» DO THIS
Reproduce the material that follows, please, but only from its first line to the line containing "(0,0) rectangle (450,404);", inclusive.

» MATERIAL PROVIDED
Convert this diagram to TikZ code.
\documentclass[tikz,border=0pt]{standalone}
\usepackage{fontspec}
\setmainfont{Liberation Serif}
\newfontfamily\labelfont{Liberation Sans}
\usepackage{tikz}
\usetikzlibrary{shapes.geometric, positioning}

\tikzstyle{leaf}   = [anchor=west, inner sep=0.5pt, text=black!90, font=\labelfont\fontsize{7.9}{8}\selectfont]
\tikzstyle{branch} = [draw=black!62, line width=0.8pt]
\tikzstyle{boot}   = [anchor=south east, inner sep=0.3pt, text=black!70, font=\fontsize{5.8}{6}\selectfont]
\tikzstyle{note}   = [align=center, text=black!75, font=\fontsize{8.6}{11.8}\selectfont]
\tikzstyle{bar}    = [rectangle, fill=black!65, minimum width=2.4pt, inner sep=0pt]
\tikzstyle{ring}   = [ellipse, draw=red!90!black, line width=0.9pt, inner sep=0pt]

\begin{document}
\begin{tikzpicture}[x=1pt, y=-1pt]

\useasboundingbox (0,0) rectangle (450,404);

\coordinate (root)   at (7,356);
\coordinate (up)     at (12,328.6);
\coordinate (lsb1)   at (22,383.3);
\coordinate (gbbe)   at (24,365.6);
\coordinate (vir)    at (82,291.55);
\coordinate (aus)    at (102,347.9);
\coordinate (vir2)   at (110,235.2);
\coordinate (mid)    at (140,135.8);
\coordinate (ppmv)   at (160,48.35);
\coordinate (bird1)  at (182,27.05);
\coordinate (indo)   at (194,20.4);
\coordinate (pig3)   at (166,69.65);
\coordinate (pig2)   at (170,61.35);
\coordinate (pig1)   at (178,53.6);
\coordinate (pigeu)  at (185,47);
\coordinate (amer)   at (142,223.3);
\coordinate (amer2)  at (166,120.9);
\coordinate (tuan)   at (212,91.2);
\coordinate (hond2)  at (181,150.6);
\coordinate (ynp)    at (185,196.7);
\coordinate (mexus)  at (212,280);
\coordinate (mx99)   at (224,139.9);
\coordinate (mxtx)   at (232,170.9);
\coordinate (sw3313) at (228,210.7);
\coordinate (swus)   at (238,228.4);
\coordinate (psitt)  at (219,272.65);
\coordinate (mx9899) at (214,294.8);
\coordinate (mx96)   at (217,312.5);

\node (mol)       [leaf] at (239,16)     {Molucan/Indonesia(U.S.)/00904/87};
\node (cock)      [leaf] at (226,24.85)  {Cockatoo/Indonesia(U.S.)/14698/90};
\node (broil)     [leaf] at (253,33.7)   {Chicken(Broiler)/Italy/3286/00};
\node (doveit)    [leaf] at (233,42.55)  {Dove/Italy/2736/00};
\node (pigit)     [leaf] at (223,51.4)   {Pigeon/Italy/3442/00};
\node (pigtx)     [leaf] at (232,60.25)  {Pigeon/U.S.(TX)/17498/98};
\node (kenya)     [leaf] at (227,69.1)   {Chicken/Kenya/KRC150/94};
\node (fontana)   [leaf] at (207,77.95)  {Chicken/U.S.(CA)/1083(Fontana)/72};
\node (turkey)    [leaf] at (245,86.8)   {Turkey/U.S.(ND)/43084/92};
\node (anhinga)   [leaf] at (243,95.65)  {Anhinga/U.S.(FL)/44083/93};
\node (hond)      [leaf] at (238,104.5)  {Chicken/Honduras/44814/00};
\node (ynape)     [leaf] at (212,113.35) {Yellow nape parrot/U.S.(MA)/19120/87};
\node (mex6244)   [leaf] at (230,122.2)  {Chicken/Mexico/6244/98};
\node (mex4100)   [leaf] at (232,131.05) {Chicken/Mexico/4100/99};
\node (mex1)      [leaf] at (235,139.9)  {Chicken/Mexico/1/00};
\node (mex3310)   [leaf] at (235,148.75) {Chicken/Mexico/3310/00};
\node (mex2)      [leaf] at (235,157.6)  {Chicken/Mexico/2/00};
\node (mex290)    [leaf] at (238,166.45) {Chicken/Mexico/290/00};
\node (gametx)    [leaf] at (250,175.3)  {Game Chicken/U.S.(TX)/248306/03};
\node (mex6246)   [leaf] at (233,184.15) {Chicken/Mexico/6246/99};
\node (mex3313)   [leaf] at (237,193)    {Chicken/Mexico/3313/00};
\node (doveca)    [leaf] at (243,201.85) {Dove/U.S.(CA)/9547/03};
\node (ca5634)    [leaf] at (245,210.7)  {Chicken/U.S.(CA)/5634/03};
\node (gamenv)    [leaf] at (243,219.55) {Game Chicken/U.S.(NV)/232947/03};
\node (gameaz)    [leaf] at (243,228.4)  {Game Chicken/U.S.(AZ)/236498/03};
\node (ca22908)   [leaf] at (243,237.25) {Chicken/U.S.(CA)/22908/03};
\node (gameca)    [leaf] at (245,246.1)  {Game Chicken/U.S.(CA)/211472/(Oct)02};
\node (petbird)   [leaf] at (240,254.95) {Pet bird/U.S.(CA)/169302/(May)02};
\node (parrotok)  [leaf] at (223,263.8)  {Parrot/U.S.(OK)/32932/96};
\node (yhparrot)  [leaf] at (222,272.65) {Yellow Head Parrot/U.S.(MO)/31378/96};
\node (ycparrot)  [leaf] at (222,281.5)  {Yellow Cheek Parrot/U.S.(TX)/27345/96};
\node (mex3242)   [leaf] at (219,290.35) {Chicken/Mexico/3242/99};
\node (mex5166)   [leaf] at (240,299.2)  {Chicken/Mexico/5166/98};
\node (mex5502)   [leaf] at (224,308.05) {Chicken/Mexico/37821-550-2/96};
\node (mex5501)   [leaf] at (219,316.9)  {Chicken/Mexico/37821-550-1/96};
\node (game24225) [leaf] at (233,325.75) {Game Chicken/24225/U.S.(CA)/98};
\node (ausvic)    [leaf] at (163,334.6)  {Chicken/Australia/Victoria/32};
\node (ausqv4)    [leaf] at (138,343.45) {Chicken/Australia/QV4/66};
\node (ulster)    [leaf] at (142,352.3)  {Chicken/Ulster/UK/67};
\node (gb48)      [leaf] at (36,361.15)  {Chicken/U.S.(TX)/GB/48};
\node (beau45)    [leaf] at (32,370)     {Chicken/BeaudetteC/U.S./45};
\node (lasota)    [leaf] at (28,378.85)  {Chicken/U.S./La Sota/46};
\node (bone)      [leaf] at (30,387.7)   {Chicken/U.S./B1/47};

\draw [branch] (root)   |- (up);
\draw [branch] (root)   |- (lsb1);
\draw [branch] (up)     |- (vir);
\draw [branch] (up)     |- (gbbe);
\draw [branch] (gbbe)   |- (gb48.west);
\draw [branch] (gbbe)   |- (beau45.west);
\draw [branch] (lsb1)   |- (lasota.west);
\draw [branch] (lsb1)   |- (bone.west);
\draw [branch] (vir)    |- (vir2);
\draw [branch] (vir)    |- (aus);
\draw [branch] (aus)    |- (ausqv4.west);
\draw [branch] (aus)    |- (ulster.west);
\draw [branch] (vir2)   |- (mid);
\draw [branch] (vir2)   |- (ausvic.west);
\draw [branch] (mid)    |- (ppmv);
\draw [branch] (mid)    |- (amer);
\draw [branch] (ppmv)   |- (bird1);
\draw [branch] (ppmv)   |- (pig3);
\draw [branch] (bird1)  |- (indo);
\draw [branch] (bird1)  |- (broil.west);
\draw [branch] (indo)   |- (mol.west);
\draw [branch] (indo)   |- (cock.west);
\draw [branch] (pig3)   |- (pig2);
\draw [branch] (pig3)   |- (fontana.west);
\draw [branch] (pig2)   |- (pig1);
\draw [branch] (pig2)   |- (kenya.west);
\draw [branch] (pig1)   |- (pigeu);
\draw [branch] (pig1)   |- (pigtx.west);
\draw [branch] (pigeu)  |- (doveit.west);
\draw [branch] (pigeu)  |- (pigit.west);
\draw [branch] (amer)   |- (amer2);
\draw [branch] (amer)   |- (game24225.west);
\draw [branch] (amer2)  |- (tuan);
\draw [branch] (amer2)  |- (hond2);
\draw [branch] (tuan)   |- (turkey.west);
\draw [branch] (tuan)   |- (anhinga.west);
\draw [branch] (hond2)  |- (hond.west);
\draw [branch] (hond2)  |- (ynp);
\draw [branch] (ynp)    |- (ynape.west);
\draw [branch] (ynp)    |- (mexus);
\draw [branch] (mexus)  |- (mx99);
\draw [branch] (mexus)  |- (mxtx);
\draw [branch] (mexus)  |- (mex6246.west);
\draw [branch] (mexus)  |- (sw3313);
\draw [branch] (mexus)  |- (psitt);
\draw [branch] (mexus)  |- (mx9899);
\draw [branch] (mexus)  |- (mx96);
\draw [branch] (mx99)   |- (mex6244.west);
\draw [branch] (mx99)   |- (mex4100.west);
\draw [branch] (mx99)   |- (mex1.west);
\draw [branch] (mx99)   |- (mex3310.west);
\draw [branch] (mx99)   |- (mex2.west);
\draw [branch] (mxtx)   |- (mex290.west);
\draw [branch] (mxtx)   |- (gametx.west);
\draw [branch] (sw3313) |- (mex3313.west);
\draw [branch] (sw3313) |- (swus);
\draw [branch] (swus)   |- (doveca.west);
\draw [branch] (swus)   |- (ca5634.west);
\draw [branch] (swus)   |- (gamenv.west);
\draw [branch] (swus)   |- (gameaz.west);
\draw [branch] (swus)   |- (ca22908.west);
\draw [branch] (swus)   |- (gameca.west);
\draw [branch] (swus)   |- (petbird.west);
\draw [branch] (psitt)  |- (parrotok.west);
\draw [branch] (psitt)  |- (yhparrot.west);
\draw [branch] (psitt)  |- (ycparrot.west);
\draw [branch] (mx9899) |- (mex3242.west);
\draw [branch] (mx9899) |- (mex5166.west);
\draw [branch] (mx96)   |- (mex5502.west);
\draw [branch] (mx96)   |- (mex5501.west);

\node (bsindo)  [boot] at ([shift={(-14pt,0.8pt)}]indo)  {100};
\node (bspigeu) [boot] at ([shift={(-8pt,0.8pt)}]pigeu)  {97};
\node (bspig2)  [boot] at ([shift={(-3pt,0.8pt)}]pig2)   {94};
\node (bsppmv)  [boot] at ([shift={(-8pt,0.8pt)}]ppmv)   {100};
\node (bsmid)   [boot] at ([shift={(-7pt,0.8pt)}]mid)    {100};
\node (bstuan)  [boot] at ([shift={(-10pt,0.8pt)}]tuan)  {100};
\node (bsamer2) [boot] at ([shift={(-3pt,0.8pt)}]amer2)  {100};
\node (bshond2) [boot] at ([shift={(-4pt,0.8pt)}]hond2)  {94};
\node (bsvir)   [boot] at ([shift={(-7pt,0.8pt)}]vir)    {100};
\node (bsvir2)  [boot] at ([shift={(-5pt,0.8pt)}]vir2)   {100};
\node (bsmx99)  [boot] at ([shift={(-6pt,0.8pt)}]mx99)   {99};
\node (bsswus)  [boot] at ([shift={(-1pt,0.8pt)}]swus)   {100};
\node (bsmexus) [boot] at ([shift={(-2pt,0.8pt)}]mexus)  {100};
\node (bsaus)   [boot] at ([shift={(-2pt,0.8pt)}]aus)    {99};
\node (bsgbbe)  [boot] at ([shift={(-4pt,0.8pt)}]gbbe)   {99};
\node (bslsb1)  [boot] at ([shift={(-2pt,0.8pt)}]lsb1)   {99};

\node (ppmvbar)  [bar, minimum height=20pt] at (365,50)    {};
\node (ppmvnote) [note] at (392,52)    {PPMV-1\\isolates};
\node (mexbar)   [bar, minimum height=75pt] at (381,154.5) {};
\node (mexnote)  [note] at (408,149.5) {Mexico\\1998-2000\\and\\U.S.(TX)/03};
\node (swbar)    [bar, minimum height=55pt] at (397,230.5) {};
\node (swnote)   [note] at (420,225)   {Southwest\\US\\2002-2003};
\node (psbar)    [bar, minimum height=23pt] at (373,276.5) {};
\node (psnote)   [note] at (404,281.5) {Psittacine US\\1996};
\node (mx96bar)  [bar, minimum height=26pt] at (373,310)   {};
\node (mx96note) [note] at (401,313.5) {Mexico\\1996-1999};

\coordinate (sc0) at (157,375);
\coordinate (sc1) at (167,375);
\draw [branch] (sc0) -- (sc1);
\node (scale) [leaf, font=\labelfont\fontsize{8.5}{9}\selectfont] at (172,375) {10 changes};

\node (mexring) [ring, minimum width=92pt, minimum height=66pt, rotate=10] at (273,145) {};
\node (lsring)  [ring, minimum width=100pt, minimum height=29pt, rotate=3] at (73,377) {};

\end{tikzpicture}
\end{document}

» FULL OUTPUT
Convert this diagram to TikZ code.
\documentclass[tikz,border=0pt]{standalone}
\usepackage{fontspec}
\setmainfont{Liberation Serif}
\newfontfamily\labelfont{Liberation Sans}
\usepackage{tikz}
\usetikzlibrary{shapes.geometric, positioning}

\tikzstyle{leaf}   = [anchor=west, inner sep=0.5pt, text=black!90, font=\labelfont\fontsize{7.9}{8}\selectfont]
\tikzstyle{branch} = [draw=black!62, line width=0.8pt]
\tikzstyle{boot}   = [anchor=south east, inner sep=0.3pt, text=black!70, font=\fontsize{5.8}{6}\selectfont]
\tikzstyle{note}   = [align=center, text=black!75, font=\fontsize{8.6}{11.8}\selectfont]
\tikzstyle{bar}    = [rectangle, fill=black!65, minimum width=2.4pt, inner sep=0pt]
\tikzstyle{ring}   = [ellipse, draw=red!90!black, line width=0.9pt, inner sep=0pt]

\begin{document}
\begin{tikzpicture}[x=1pt, y=-1pt]

\useasboundingbox (0,0) rectangle (450,404);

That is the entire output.